The period in which Watkins took this photograph coincided with San Francisco’s consolidation as the principal port and banking center of the Pacific Coast, linked by rail and steamship to national and global networks of commerce. Market Street, seen here with its streetcar lines and emergent vehicular traffic, functioned as the grand urban stage upon which these aspirations were enacted. The Grand Hotel was both a literal and symbolic landmark within that milieu.

The Grand Hotel opened around 1865. Occupying a strategic corner on Market Street near the city’s financial and retail core and catering to an affluent clientele made newly wealthy by the fortunes of mining, railroads, and trade, it immediately stood out as one of San Francisco’s most ambitious hostelries. Its elaborate architecture and a street‑level arcade of shops and services epitomized the cosmopolitan aspirations of post–Gold Rush San Francisco, which sought to rival Eastern cities in luxury and sophistication.

Watkins’s photograph also anticipates loss: many of the buildings along Market Street, including the Grand Hotel itself, were destroyed or severely damaged in the 1906 earthquake and fires, so that the present photograph has become one of the most detailed visual testimonies to a now vanished architectural landscape. In this sense, the photo not only documents an important landmark in late 19th-century San Francisco, but offers a lost view of the fastest-booming city in America.

Cartographer(s):

Carleton E. Watkins

Carleton E. Watkins (1829–1916) was one of the pre‑eminent photographers of the nineteenth‑century American West, celebrated for his technically refined mammoth‑plate landscapes and for images that played a consequential role in shaping public perceptions of the West. Born in New York State, he moved to California during the Gold Rush and by the late 1850s had established himself as a professional photographer in San Francisco, where he opened studios and undertook extensive field campaigns to Yosemite, the Columbia River, and various mining districts.

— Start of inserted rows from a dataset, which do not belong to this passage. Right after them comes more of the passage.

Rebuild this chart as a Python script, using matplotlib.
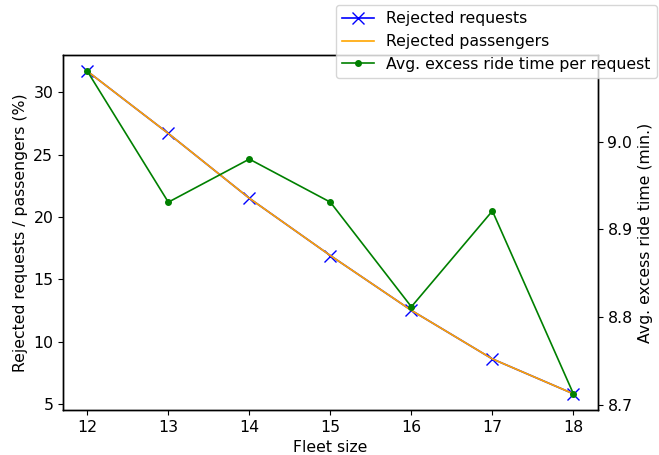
import matplotlib
matplotlib.use("Agg")
import matplotlib.pyplot as plt

fleet_size = [12, 13, 14, 15, 16, 17, 18]
rejected_requests = [31.7, 26.7, 21.5, 16.9, 12.5, 8.6, 5.8]
rejected_passengers = [31.7, 26.7, 21.5, 16.9, 12.5, 8.6, 5.8]
excess_ride_time = [9.080, 8.931, 8.980, 8.931, 8.812, 8.921, 8.713]

plt.rcParams['font.size'] = 11.3
plt.rcParams['axes.linewidth'] = 1.0

fig, ax1 = plt.subplots(figsize=(6.59, 4.55), dpi=100)
fig.subplots_adjust(left=0.0956, right=0.907, top=0.879, bottom=0.099)

l1, = ax1.plot(fleet_size, rejected_requests, color='b', marker='x', markersize=8, linewidth=1.2,
               label='Rejected requests')
l2, = ax1.plot(fleet_size, rejected_passengers, color='orange', linewidth=1.2, label='Rejected passengers')
ax1.set_xlabel('Fleet size')
ax1.set_ylabel('Rejected requests / passengers (%)')
ax1.set_yticks([5, 10, 15, 20, 25, 30])

ax2 = ax1.twinx()
l3, = ax2.plot(fleet_size, excess_ride_time, color='g', marker='.', markersize=8, linewidth=1.2,
               label='Avg. excess ride time per request')
ax2.set_ylabel('Avg. excess ride time (min.)')
ax2.set_yticks([8.7, 8.8, 8.9, 9.0])

fig.legend(handles=[l1, l2, l3], loc='upper left', bbox_to_anchor=(336 / 659, 1 - 5 / 455),
           borderaxespad=0, handlelength=2)

plt.savefig('out.png')
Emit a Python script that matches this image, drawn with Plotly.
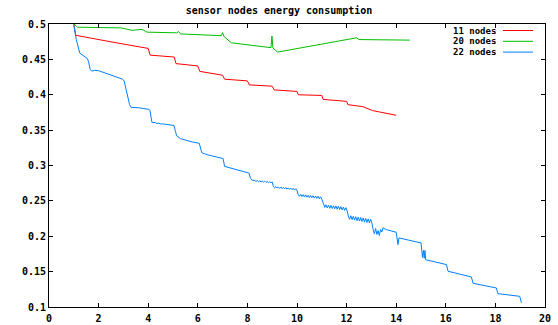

In the 1860s, Watkins had a special mammoth‑plate camera built that could expose glass negatives approximately 18 by 22 inches, enabling him to make contact prints of unprecedented scale and clarity, which he marketed to wealthy patrons, scientific institutions, and government bodies. His Yosemite photographs, commissioned in part by the California State Geological Survey, were exhibited in the East and contributed to the conservationist sentiment that culminated in the designation of Yosemite as protected land.

After the economic downturn of the 1870s, Watkins’s career was marked by financial instability, competition from other photographers, and the loss of some negatives in a studio foreclosure. Yet, he continued to produce mammoth‑plate and smaller‑format images into the 1880s, including significant bodies of work on San Francisco, the Comstock mines, and California agriculture. In his final years, Watkins suffered from ill health and poverty and died in 1916. Still, in the twentieth and twenty‑first centuries, his work has been widely reassessed, and he is now regarded as a central figure in both the artistic and documentary traditions of American photography.

Condition Description

The print has been trimmed along the bottom, which includes the removal of the original title. The overall tonality of the photograph is warm and even, though the present example also shows some age‑related yellowing and localized water staining at the upper left.